Freidoune Sahebjam was a French-Iranian journalist who exposed many of the Islamic Revolutionary regime’s human rights abuses. When passing through a provincial town, a chance encounter with Zahra, a sophisticated older woman of the Shah’s secular era, leads to the biggest story of his career. Just the day before, her niece Soraya was gruesomely executed for the crime of inconveniencing her husband. As Sahebjam interviews Zahra, she bears witness to the terrible injustice that befell Soraya.

Zahra explains the abusive Ali wanted a divorce, so he could marry the fourteen year old girl he lusted after. However, he did not want to financially support Soraya or their two daughters. Of course, none of this violates Islamic notions of honor according to the local mullah. Rather than live up to his obligations, Ali conspired with the mullah to falsely accuse Soraya of adultery. In post-Revolutionary Iran, this was clearly the easiest (and cheapest) course of action for him. After all, as the town’s mayor explicitly explains, if a husband accuses his wife of adultery, she must prove her innocence, but if a wife accuses her husband, she must prove his guilt.

Given the film’s title and the framing device, it is no secret where Stoning will end. It is not called the Narrow Escape of Soraya M., after all. However, Nowrasteh (the Iranian-American writer and producer of The Path to 9/11) creates such a sense of mounting horror, it seems like the actual stoning will come as a relief. And then it happens.

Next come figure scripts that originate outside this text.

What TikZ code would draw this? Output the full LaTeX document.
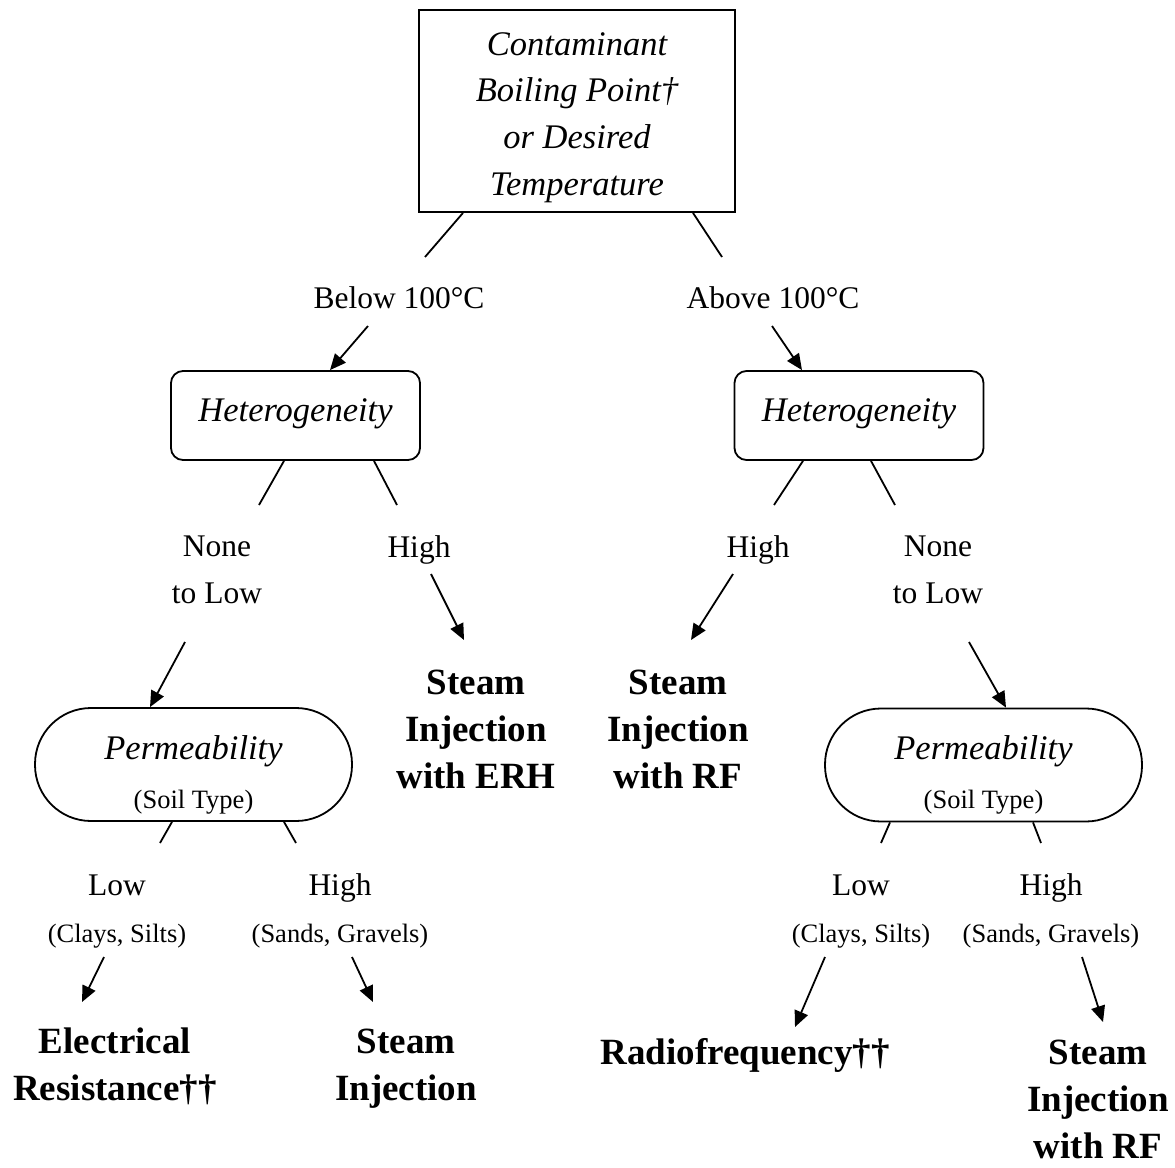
\documentclass[tikz,border=0pt]{standalone}
\usepackage{fontspec}
\setmainfont{Liberation Serif}
\usetikzlibrary{arrows.meta}

\tikzset{
  lbl/.style={font=\fontsize{31.5}{47}\selectfont, align=center, anchor=base, inner sep=0pt},
  tech/.style={font=\fontsize{37}{47}\selectfont\bfseries, align=center, anchor=base, inner sep=0pt},
  qbox/.style={draw, inner sep=0pt, align=center, font=\fontsize{34.5}{46.7}\selectfont\itshape},
  hbox/.style={qbox, rounded corners=12pt, minimum width=249pt, minimum height=89pt,
    text height=23pt, text depth=12pt},
  pbox/.style={qbox, rounded corners=56pt, minimum width=317pt, minimum height=113pt,
    font=\fontsize{34.5}{49}\selectfont\itshape},
}
\newcommand{\soil}[1]{{\upshape\fontsize{26.5}{49}\selectfont #1}}

\begin{document}
\begin{tikzpicture}[x=1pt, y=-1pt, line width=1.8pt, >={Triangle[length=16pt,width=14pt]}]
  \useasboundingbox (0,0) rectangle (1175,1167);

  % question boxes
  \node[qbox, minimum width=316pt, minimum height=202pt] (top) at (577,111)
    {\rule{0pt}{35.5pt}Contaminant\\Boiling Point†\\or Desired\\Temperature};
  \node[hbox] (hetL) at (295.5,415.5) {Heterogeneity};
  \node[hbox] (hetR) at (859,415.5) {Heterogeneity};
  \node[pbox] (permL) at (193.5,764.5) {\rule{0pt}{44pt}Permeability\\\soil{(Soil Type)}};
  \node[pbox] (permR) at (983.5,765) {\rule{0pt}{44pt}Permeability\\\soil{(Soil Type)}};

  % branch labels (base = last line)
  \node[lbl] (below) at (399,308) {Below 100°C};
  \node[lbl] (above) at (773,308) {Above 100°C};
  \node[lbl] (noneL) at (217,603) {None\\to Low};
  \node[lbl] (highL) at (419,557) {High};
  \node[lbl] (highR) at (758,557) {High};
  \node[lbl] (noneR) at (938,603) {None\\to Low};
  \node[lbl] (lowL) at (117,942) {Low\\{\fontsize{26.5}{47}\selectfont (Clays, Silts)}};
  \node[lbl] (sandL) at (340,942) {High\\{\fontsize{26.5}{47}\selectfont (Sands, Gravels)}};
  \node[lbl] (lowR) at (861,942) {Low\\{\fontsize{26.5}{47}\selectfont (Clays, Silts)}};
  \node[lbl] (sandR) at (1051,942) {High\\{\fontsize{26.5}{47}\selectfont (Sands, Gravels)}};

  % technologies
  \node[tech] (sierh) at (476,788) {Steam\\Injection\\with ERH};
  \node[tech] (sirf) at (678,788) {Steam\\Injection\\with RF};
  \node[tech] (erh) at (115,1100) {Electrical\\Resistance††};
  \node[tech] (si) at (406,1100) {Steam\\Injection};
  \node[tech] (rf) at (745,1064) {Radiofrequency††};
  \node[tech] (sirf2) at (1098,1158) {Steam\\Injection\\with RF};

  % free ends of the connectors
  \coordinate (b1) at (425,257);  \coordinate (b2) at (368,326);
  \coordinate (a1) at (722,257);  \coordinate (a2) at (772,326);
  \coordinate (nl1) at (259,505); \coordinate (nl2) at (185,642);
  \coordinate (hl1) at (397,505); \coordinate (hl2) at (431,574); \coordinate (hl3) at (464,640);
  \coordinate (hr1) at (774,505); \coordinate (hr2) at (733,574); \coordinate (hr3) at (691,640);
  \coordinate (nr1) at (895,505); \coordinate (nr2) at (969,642);
  \coordinate (ll1) at (160,843); \coordinate (ll2) at (104,957); \coordinate (ll3) at (82,1002);
  \coordinate (sl1) at (296,843); \coordinate (sl2) at (352,957); \coordinate (sl3) at (373,1002);
  \coordinate (lr1) at (881,843); \coordinate (lr2) at (825,957); \coordinate (lr3) at (795,1027);
  \coordinate (sr1) at (1041,843); \coordinate (sr2) at (1082,957); \coordinate (sr3) at (1103,1022);

  % connectors
  \draw ([xshift=-114pt]top.south) -- (b1);
  \draw ([xshift=116pt]top.south) -- (a1);
  \draw[->] (b2) -- ([xshift=34.5pt]hetL.north);
  \draw[->] (a2) -- ([xshift=-57pt]hetR.north);
  \draw ([xshift=-11.5pt]hetL.south) -- (nl1);
  \draw ([xshift=78.5pt]hetL.south) -- (hl1);
  \draw ([xshift=-56pt]hetR.south) -- (hr1);
  \draw ([xshift=12pt]hetR.south) -- (nr1);
  \draw[->] (nl2) -- ([xshift=-43.5pt]permL.north);
  \draw[->] (hl2) -- (hl3);
  \draw[->] (hr2) -- (hr3);
  \draw[->] (nr2) -- ([xshift=22.5pt]permR.north);
  \draw ([xshift=-21.5pt]permL.south) -- (ll1);
  \draw ([xshift=90.5pt]permL.south) -- (sl1);
  \draw ([xshift=-93.5pt]permR.south) -- (lr1);
  \draw ([xshift=49.5pt]permR.south) -- (sr1);
  \draw[->] (ll2) -- (ll3);
  \draw[->] (sl2) -- (sl3);
  \draw[->] (lr2) -- (lr3);
  \draw[->] (sr2) -- (sr3);
\end{tikzpicture}
\end{document}
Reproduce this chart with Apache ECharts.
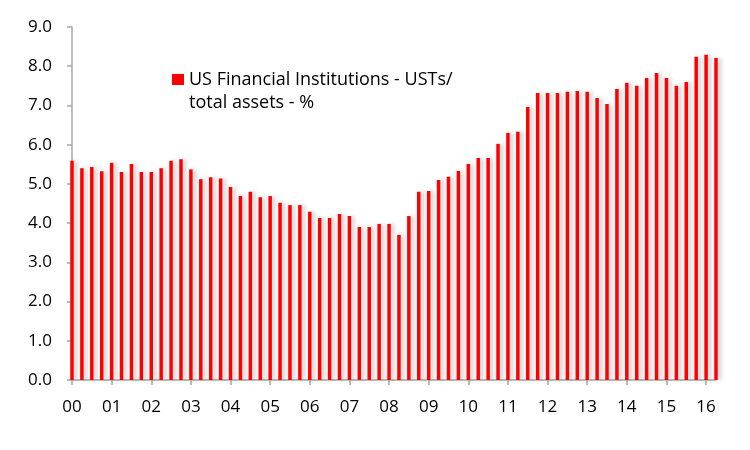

Stoning is Soraya’s story, but it is Shohreh Aghdashloo’s film. The Oscar-nominated Iranian-American actress gives a powerful, fearless performance as Zahra. Not simply the film’s noble conscience, she is a nuanced, fully realized character—an intelligent, assertive, but ultimately vulnerable woman in a society which grants her no legal standing. As Soraya, Mozhan Marnò avoids simply playing the innocent victim, investing her with surprising inner strength and resolution. While only briefly seen during the wrap-around segments, Jim Caviezel is nearly unrecognizable but surprisingly effective as the intrepid Sahebjam.

Re-watching Stoning on DVD, one is also struck by the work of David Diaan as Ebrahim, the town’s mayor, who reluctantly allows the stoning to proceed. It is a quiet, perfectly pitched performance that conveys the all too human failings of cowardice, guilt, and resentment in a time of moral crisis.

Filmed on location at an undisclosed Middle East locale, Stoning completely immerses the audience in its forbidding world. It was not an easy shoot either, according to the more interesting than usual behind-the-scenes DVD extra featurette. It is an uncompromising film, fueled by outrage, but also a truly moving human drama. Aghdashloo deserved to be in Hollywood last weekend as an Oscar nominee (again), but alas . . . At least Stoning now has a chance to reach on DVD. Highly recommended, Stoning is a rare example of both genuinely bold film making and compelling storytelling.